[SPAM-Bayes] - Re: Converting IBM Floats..Help.. - Bayesian Filter detected spam

[Ian Sparks]

Jeff,

Thanks so much for this, it works fine on the rest of my data too. I'm going to have to create code that will do the reverse conversion too so I want to make sure I understand what happened here so I can apply the same concepts. I have some instructions on the reverse-process and I believe its mostly bit-shifting.

This is somewhat "teach a man a fish" so I appreciate you're bearing with me on this basic CS stuff. I think I'm nearly there...

def ibm360_decode(s):

    #Get element 0 of the unpack tuple
    #struct format : > = Big Endian, Q means unsigned long long 
    #not sure why we need an unsigned long long ? 
    #think its because we need that to do bitwise operations?

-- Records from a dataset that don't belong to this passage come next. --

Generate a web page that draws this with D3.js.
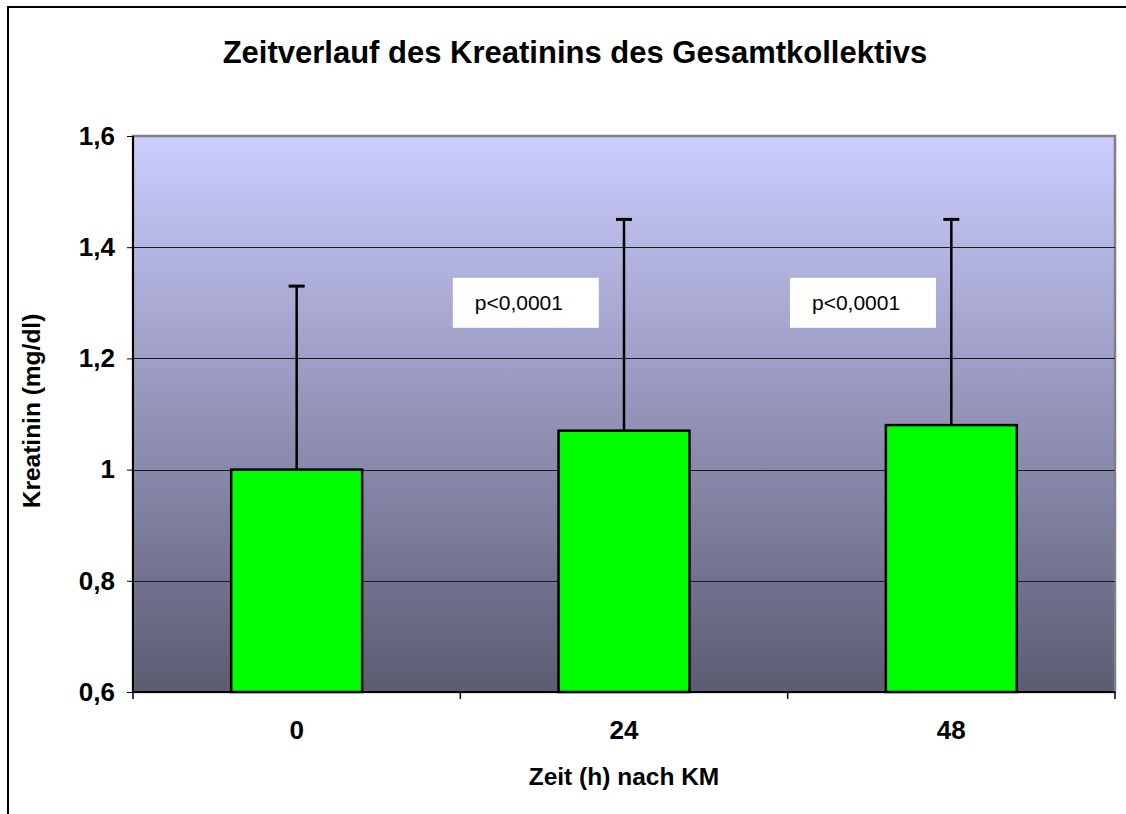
<!DOCTYPE html>
<html>
<head>
<meta charset="utf-8">
<script src="https://cdn.jsdelivr.net/npm/d3@7"></script>
<style>
  body { margin: 0; background: #fff; }
  svg { display: block; font-family: 'Liberation Sans', Arial, sans-serif; }
</style>
</head>
<body>
<div id="chart"></div>
<script>
// data
const categories = ['0', '24', '48']
const means = [1.0, 1.07, 1.08]
const upperErr = [1.33, 1.45, 1.45]
const yTicks = [0.6, 0.8, 1.0, 1.2, 1.4, 1.6]
const pLabels = ['p<0,0001', 'p<0,0001']
const pPosX = [1.2, 2.23]   // in category units
const pPosY = [1.30, 1.30]  // centre of box, in mg/dl

const width = 1126
const height = 814
const margin = {top: 136, right: 11, bottom: 122, left: 133}
const iw = width - margin.left - margin.right
const ih = height - margin.top - margin.bottom

const svg = d3.select('#chart').append('svg')
    .attr('width', width)
    .attr('height', height)

// outer chart border
svg.append('rect')
    .attr('x', 8).attr('y', 7)
    .attr('width', width + 20).attr('height', height + 20)
    .attr('fill', '#fff')
    .attr('stroke', '#000')
    .attr('stroke-width', 2)

const grad = svg.append('defs').append('linearGradient')
    .attr('id', 'bg').attr('x1', 0).attr('y1', 0).attr('x2', 0).attr('y2', 1)
grad.append('stop').attr('offset', '0%').attr('stop-color', '#ccccff')
grad.append('stop').attr('offset', '100%').attr('stop-color', '#5b5b72')

const x = d3.scaleBand()
    .domain(categories)
    .range([0, iw])
    .paddingInner(0.6)
    .paddingOuter(0.3)
const xPos = d3.scaleLinear().domain([0, 3]).range([0, iw])
const y = d3.scaleLinear().domain([0.6, 1.6]).range([ih, 0])

const g = svg.append('g')
    .attr('transform', 'translate(' + margin.left + ',' + margin.top + ')')

// plot area
g.append('rect')
    .attr('width', iw).attr('height', ih)
    .attr('fill', 'url(#bg)')
    .attr('stroke', '#808080')
    .attr('stroke-width', 2.5)

// gridlines
g.selectAll('.grid').data(yTicks.slice(1, -1))
  .enter().append('line')
    .attr('class', 'grid')
    .attr('x1', 0).attr('x2', iw)
    .attr('y1', d => Math.round(y(d)) + 0.5).attr('y2', d => Math.round(y(d)) + 0.5)
    .attr('stroke', '#1a1a1a')
    .attr('stroke-width', 1)

// error bars
g.selectAll('.err').data(categories)
  .enter().append('line')
    .attr('x1', d => x(d) + x.bandwidth() / 2)
    .attr('x2', d => x(d) + x.bandwidth() / 2)
    .attr('y1', (d, i) => y(means[i]))
    .attr('y2', (d, i) => y(upperErr[i]))
    .attr('stroke', '#000').attr('stroke-width', 2.5)
g.selectAll('.cap').data(categories)
  .enter().append('line')
    .attr('x1', d => x(d) + x.bandwidth() / 2 - 8)
    .attr('x2', d => x(d) + x.bandwidth() / 2 + 8)
    .attr('y1', (d, i) => y(upperErr[i]))
    .attr('y2', (d, i) => y(upperErr[i]))
    .attr('stroke', '#000').attr('stroke-width', 3)

// bars
g.selectAll('.bar').data(categories)
  .enter().append('rect')
    .attr('class', 'bar')
    .attr('x', d => x(d))
    .attr('width', x.bandwidth())
    .attr('y', (d, i) => y(means[i]))
    .attr('height', (d, i) => ih - y(means[i]))
    .attr('fill', '#00ff00')
    .attr('stroke', '#000')
    .attr('stroke-width', 2.5)

// p-value boxes
const pg = g.selectAll('.pbox').data(pLabels)
  .enter().append('g')
    .attr('transform', (d, i) => 'translate(' + xPos(pPosX[i]) + ',' + y(pPosY[i]) + ')')
pg.append('rect')
    .attr('x', -73).attr('y', -25)
    .attr('width', 146).attr('height', 50)
    .attr('fill', '#fff')
pg.append('text')
    .attr('x', -51).attr('y', 7)
    .attr('font-size', 21)
    .text(d => d)

// y axis
const yAxis = d3.axisLeft(y)
    .tickValues(yTicks)
    .tickSize(6)
    .tickPadding(12)
    .tickFormat(d => d === 1 ? '1' : d3.format('.1f')(d).replace('.', ','))
const ya = g.append('g').call(yAxis)
ya.select('.domain').attr('stroke', '#000').attr('stroke-width', 2).attr('d', 'M0,0V' + ih)
ya.selectAll('text').attr('font-size', 26).attr('font-weight', 'bold').attr('fill', '#000')
    .attr('font-family', "'Liberation Sans', Arial, sans-serif")

// x axis with ticks between categories
const xa = g.append('g').attr('transform', 'translate(0,' + ih + ')')
xa.append('line').attr('x1', 0).attr('x2', iw).attr('stroke', '#000').attr('stroke-width', 2)
xa.selectAll('.xt').data(d3.range(4))
  .enter().append('line')
    .attr('x1', d => xPos(d)).attr('x2', d => xPos(d))
    .attr('y1', 0).attr('y2', 7)
    .attr('stroke', '#000').attr('stroke-width', 1.5)
xa.selectAll('.xl').data(categories)
  .enter().append('text')
    .attr('x', d => x(d) + x.bandwidth() / 2)
    .attr('y', 47)
    .attr('text-anchor', 'middle')
    .attr('font-size', 26).attr('font-weight', 'bold')
    .text(d => d)

// titles
svg.append('text')
    .attr('x', 575).attr('y', 63)
    .attr('text-anchor', 'middle')
    .attr('font-size', 31).attr('font-weight', 'bold')
    .text('Zeitverlauf des Kreatinins des Gesamtkollektivs')
svg.append('text')
    .attr('x', margin.left + iw / 2).attr('y', 785)
    .attr('text-anchor', 'middle')
    .attr('font-size', 24.5).attr('font-weight', 'bold')
    .text('Zeit (h) nach KM')
svg.append('text')
    .attr('transform', 'translate(40,' + (margin.top + ih / 2 - 3) + ')rotate(-90)')
    .attr('text-anchor', 'middle')
    .attr('font-size', 24.5).attr('font-weight', 'bold')
    .text('Kreatinin (mg/dl)')
</script>
</body>
</html>
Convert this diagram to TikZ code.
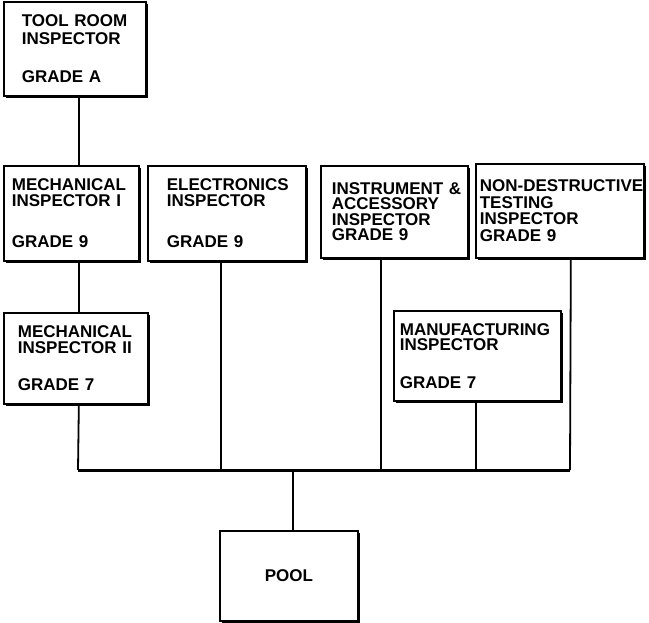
\documentclass[tikz,border=0pt]{standalone}
\usepackage{fontspec}
\setmainfont{Liberation Sans}
\usetikzlibrary{shadows}

\begin{document}
\begin{tikzpicture}[x=1pt, y=-1pt,
    box/.style={draw, line width=1.7pt, fill=white, anchor=north west, align=left,
        inner ysep=0pt, font=\bfseries\fontsize{17}{15.5}\selectfont,
        drop shadow={shadow xshift=1.8pt, shadow yshift=-1.8pt, fill=black, opacity=1}},
    link/.style={line width=1.8pt}]
    \useasboundingbox (0,0) rectangle (649,623);

    \node [box, font=\bfseries\fontsize{17}{18}\selectfont, minimum width=142pt, minimum height=94pt,
        text width=106pt, inner xsep=18pt] (tool) at (3,1)
        {TOOL~ROOM\\INSPECTOR\\[20pt]GRADE~A};
    \node [box, minimum width=135pt, minimum height=95pt, text width=119pt, inner xsep=8pt] (mechone) at (3,165)
        {MECHANICAL\\INSPECTOR~I\\[26pt]GRADE~9};
    \node [box, minimum width=158pt, minimum height=95pt, text width=120pt, inner xsep=19pt] (elec) at (147,165)
        {ELECTRONICS\\INSPECTOR\\[26pt]GRADE~9};
    \node [box, minimum width=147pt, minimum height=92pt, text width=125pt, inner xsep=11pt] (instr) at (320,165)
        {INSTRUMENT~\&\\ACCESSORY\\INSPECTOR\\GRADE~9\\[7pt]};
    \node [box, font=\bfseries\fontsize{17}{16.5}\selectfont, minimum width=168pt, minimum height=94pt,
        text width=160pt, inner xsep=4pt] (ndt) at (475,163)
        {\mbox{NON-DESTRUCTIVE}\\TESTING\\INSPECTOR\\GRADE~9\\[8pt]};
    \node [box, minimum width=144pt, minimum height=91pt, text width=116pt, inner xsep=14pt] (mechtwo) at (3,312)
        {MECHANICAL\\INSPECTOR~II\\[22pt]GRADE~7};
    \node [box, minimum width=167pt, minimum height=90pt, text width=155pt, inner xsep=6pt] (manuf) at (393,310)
        {MANUFACTURING\\INSPECTOR\\[22pt]GRADE~7};
    \node [box, minimum width=138pt, minimum height=90pt, align=center] (pool) at (219,530) {POOL};

    % bus line
    \coordinate (busL) at (78,470);
    \coordinate (busR) at (570,470);
    \draw [line width=3pt] (busL) -- (busR);

    \draw [link] ([xshift=4pt]tool.south) -- ([xshift=7.5pt]mechone.north);
    \draw [link] ([xshift=7.5pt]mechone.south) -- ([xshift=3pt]mechtwo.north);
    \draw [link] ([xshift=3pt]mechtwo.south) -- (busL);
    \draw [link] ([xshift=-6pt]elec.south) -- ([xshift=-6pt]elec.south |- busL);
    \draw [link] ([xshift=-13.5pt]instr.south) -- ([xshift=-13.5pt]instr.south |- busL);
    \draw [link] ([xshift=-1.5pt]manuf.south) -- ([xshift=-1.5pt]manuf.south |- busL);
    \draw [link] ([xshift=11pt]ndt.south) -- (busR);
    \draw [link] ([xshift=4pt]pool.north |- busL) -- ([xshift=4pt]pool.north);
\end{tikzpicture}
\end{document}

    l = struct.unpack(">Q", s)[0]     

    #The sign is the first bit, we have 8 bytes = 64 bits. 
    #So shift the bits 63 to the right dropping everything but our sign bit off the end

    sign = l >> 63

    #Our exponent is 7 bits positioned 57-63
    #So we bit shift down 56 digits to drop off everything that isn't part of the exponent 

    exponent_with_sign = (l >> 56)

    #But we still have our sign-bit at the left side so we've got 8 digits
    #we need to cut off that extra digit
    #we can do this using the bitwise & to compare our number against 00111111 
    # (0x7f - 64 == 127 - 64 == 63 = 111111)
    # e.g. for 7 with a positive sign we'd have
    # 7  = 10000111    (looks like 135)
    # 63 = 00111111 &
    #      --------
    #       0000111 = 7
    #  
    # But I'm clearly missing something here because 63 is only 6 binary-digits long and we need
    # to cut off the 8th...127 would seem to be more appropriate (but doesn't work). Umph ?

    exponent = exponent_with_sign & 0x7f - 64


    #Ok, moving on. 
    #The mantissa is the last 56 bits (reading from left->right) so we need to cut off the first
    #8 bits which means ANDing (&) with a large number representing all 1's for 56 of those bits
    #and zero for the others e.g. 00000000111111...1111

    #The / by 16. ** 14	has me scratching my head, I admit. Our mantissa is firmly planted in the
    #right hand side of our binary number isn't it? But we're dividing by a massive number....?

    mantissa = (l & ((1L<<56) - 1)) / (16. ** 14)

    #The instructions said the true exponent is 16 * the exponent value we extracted, again, not
    #sure why we're multiplying the mantissa up too?

    return [1,-1][sign] * (16**exponent) * mantissa


-----Original Message-----
From: Jeff Epler [mailto:jepler at unpythonic.net]
Sent: Thursday, March 25, 2004 11:39 AM
To: Ian Sparks
Cc: Python-List at Python. Org (E-mail)
Subject: [SPAM-Bayes] - Re: Converting IBM Floats..Help.. - Bayesian
Filter detected spam


Note that Python floats are C doubles, which generally have a 53-bit
mantissa.  This means that not all ibm360 floats can be exactly
represented.  The exponent ranges may also not match up.  Finally, I
have no idea if ibm360 floats have special representations for cases
like denormal, NaN, infinity, etc. so these aren't handled.

Basically, the approach is to pull the bits out of the original string
and then do some arithmetic to turn them into floats.

I don't know anything about ibm360 format, but I followed your
description, and the test passes..

import struct

def ibm360_decode(s):
    l = struct.unpack(">Q", s)[0]
    sign = l >> 63
    exponent = (l >> 56) & 0x7f - 64
    mantissa = (l & ((1L<<56) - 1)) / (16. ** 14)
    return [1,-1][sign] * (16**exponent) * mantissa

def test():
    vectors = [
        (155, 'B\x9b\x00\x00\x00\x00\x00\x00'),
        (77, 'BM\x00\x00\x00\x00\x00\x00'),
        (1, 'A\x10\x00\x00\x00\x00\x00\x00'),
        (0, '\x00\x00\x00\x00\x00\x00\x00\x00'),
    ]

    for v, s in vectors:
        d = ibm360_decode(s)
        print v, d, `s`
        assert d == v

if __name__ == '__main__': test()